>>

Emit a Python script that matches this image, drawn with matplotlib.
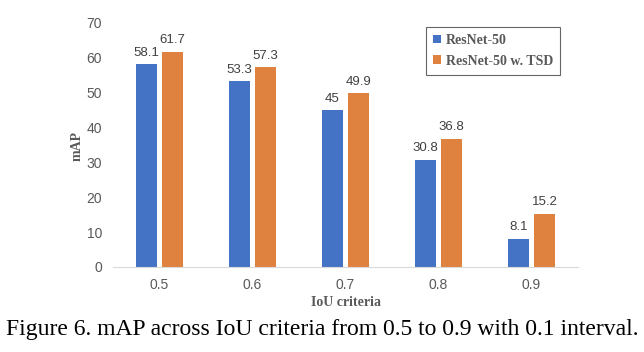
import matplotlib
matplotlib.use("Agg")
import matplotlib.pyplot as plt
import numpy as np

categories = ["0.5", "0.6", "0.7", "0.8", "0.9"]
resnet50 = [58.1, 53.3, 45, 30.8, 8.1]
resnet50_tsd = [61.7, 57.3, 49.9, 36.8, 15.2]
series_names = ["ResNet-50", "ResNet-50 w. TSD"]
yticks = [0, 10, 20, 30, 40, 50, 60, 70]

blue = "#4472C4"
orange = "#E0823F"

fig = plt.figure(figsize=(6.44, 3.52), dpi=100)
ax = fig.add_axes([113/644, 1-267/352, (578-113)/644, 244/352])

x = np.arange(len(categories))
w = 0.225
off = 0.14
b1 = ax.bar(x - off, resnet50, w, color=blue, label=series_names[0])
b2 = ax.bar(x + off, resnet50_tsd, w, color=orange, label=series_names[1])

for bars, vals in ((b1, resnet50), (b2, resnet50_tsd)):
    for r, v in zip(bars, vals):
        ax.annotate(f"{v:g}", (r.get_x() + r.get_width()/2, v), xytext=(0, 4),
                    textcoords="offset points", ha="center", va="bottom",
                    fontsize=9.5, color="#404040", family="Liberation Sans")

ax.set_xlim(-0.5, len(categories) - 0.5)
ax.set_ylim(0, 70)
ax.set_yticks(yticks)
ax.set_xticks(x)
ax.set_xticklabels(categories)
for s in ["top", "right", "left"]:
    ax.spines[s].set_visible(False)
ax.spines["bottom"].set_color("#D9D9D9")
ax.tick_params(axis="both", length=0, labelsize=10, labelcolor="#595959")
ax.tick_params(axis="y", pad=8)
ax.tick_params(axis="x", pad=8)
for lbl in ax.get_xticklabels() + ax.get_yticklabels():
    lbl.set_family("Liberation Sans")

fig.text(77/644, 1-146/352, "mAP", rotation=90, ha="center", va="center",
         fontsize=10, fontweight="bold", color="#595959", family="Liberation Serif")
fig.text(346/644, 1-302/352, "IoU criteria", ha="center", va="center",
         fontsize=10, fontweight="bold", color="#595959", family="Liberation Serif")

leg = fig.legend(loc="upper left", bbox_to_anchor=(426/644, 1-27/352),
                 prop={"family": "Liberation Serif", "weight": "bold", "size": 10},
                 frameon=True, fancybox=False, handlelength=0.55, handleheight=0.55,
                 handletextpad=0.4, borderpad=0.5, labelspacing=0.55, borderaxespad=0)
leg.get_frame().set_edgecolor("#404040")
leg.get_frame().set_linewidth(0.8)
for t in leg.get_texts():
    t.set_color("#595959")

fig.text(322/644, 1-330/352, "Figure 6. mAP across IoU criteria from 0.5 to 0.9 with 0.1 interval.",
         ha="center", va="center", fontsize=17, color="black", family="Liberation Serif")

fig.savefig("out.png", dpi=100)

<<

▶ WHAT YOU NEED TO DO:
Print out the whole of the material word for word, without pictures.

▶ EXPECTED ANSWER:
Emit a Python script that matches this image, drawn with matplotlib.
import matplotlib
matplotlib.use("Agg")
import matplotlib.pyplot as plt
import numpy as np

categories = ["0.5", "0.6", "0.7", "0.8", "0.9"]
resnet50 = [58.1, 53.3, 45, 30.8, 8.1]
resnet50_tsd = [61.7, 57.3, 49.9, 36.8, 15.2]
series_names = ["ResNet-50", "ResNet-50 w. TSD"]
yticks = [0, 10, 20, 30, 40, 50, 60, 70]

blue = "#4472C4"
orange = "#E0823F"

fig = plt.figure(figsize=(6.44, 3.52), dpi=100)
ax = fig.add_axes([113/644, 1-267/352, (578-113)/644, 244/352])

x = np.arange(len(categories))
w = 0.225
off = 0.14
b1 = ax.bar(x - off, resnet50, w, color=blue, label=series_names[0])
b2 = ax.bar(x + off, resnet50_tsd, w, color=orange, label=series_names[1])

for bars, vals in ((b1, resnet50), (b2, resnet50_tsd)):
    for r, v in zip(bars, vals):
        ax.annotate(f"{v:g}", (r.get_x() + r.get_width()/2, v), xytext=(0, 4),
                    textcoords="offset points", ha="center", va="bottom",
                    fontsize=9.5, color="#404040", family="Liberation Sans")

ax.set_xlim(-0.5, len(categories) - 0.5)
ax.set_ylim(0, 70)
ax.set_yticks(yticks)
ax.set_xticks(x)
ax.set_xticklabels(categories)
for s in ["top", "right", "left"]:
    ax.spines[s].set_visible(False)
ax.spines["bottom"].set_color("#D9D9D9")
ax.tick_params(axis="both", length=0, labelsize=10, labelcolor="#595959")
ax.tick_params(axis="y", pad=8)
ax.tick_params(axis="x", pad=8)
for lbl in ax.get_xticklabels() + ax.get_yticklabels():
    lbl.set_family("Liberation Sans")

fig.text(77/644, 1-146/352, "mAP", rotation=90, ha="center", va="center",
         fontsize=10, fontweight="bold", color="#595959", family="Liberation Serif")
fig.text(346/644, 1-302/352, "IoU criteria", ha="center", va="center",
         fontsize=10, fontweight="bold", color="#595959", family="Liberation Serif")

leg = fig.legend(loc="upper left", bbox_to_anchor=(426/644, 1-27/352),
                 prop={"family": "Liberation Serif", "weight": "bold", "size": 10},
                 frameon=True, fancybox=False, handlelength=0.55, handleheight=0.55,
                 handletextpad=0.4, borderpad=0.5, labelspacing=0.55, borderaxespad=0)
leg.get_frame().set_edgecolor("#404040")
leg.get_frame().set_linewidth(0.8)
for t in leg.get_texts():
    t.set_color("#595959")

fig.text(322/644, 1-330/352, "Figure 6. mAP across IoU criteria from 0.5 to 0.9 with 0.1 interval.",
         ha="center", va="center", fontsize=17, color="black", family="Liberation Serif")

fig.savefig("out.png", dpi=100)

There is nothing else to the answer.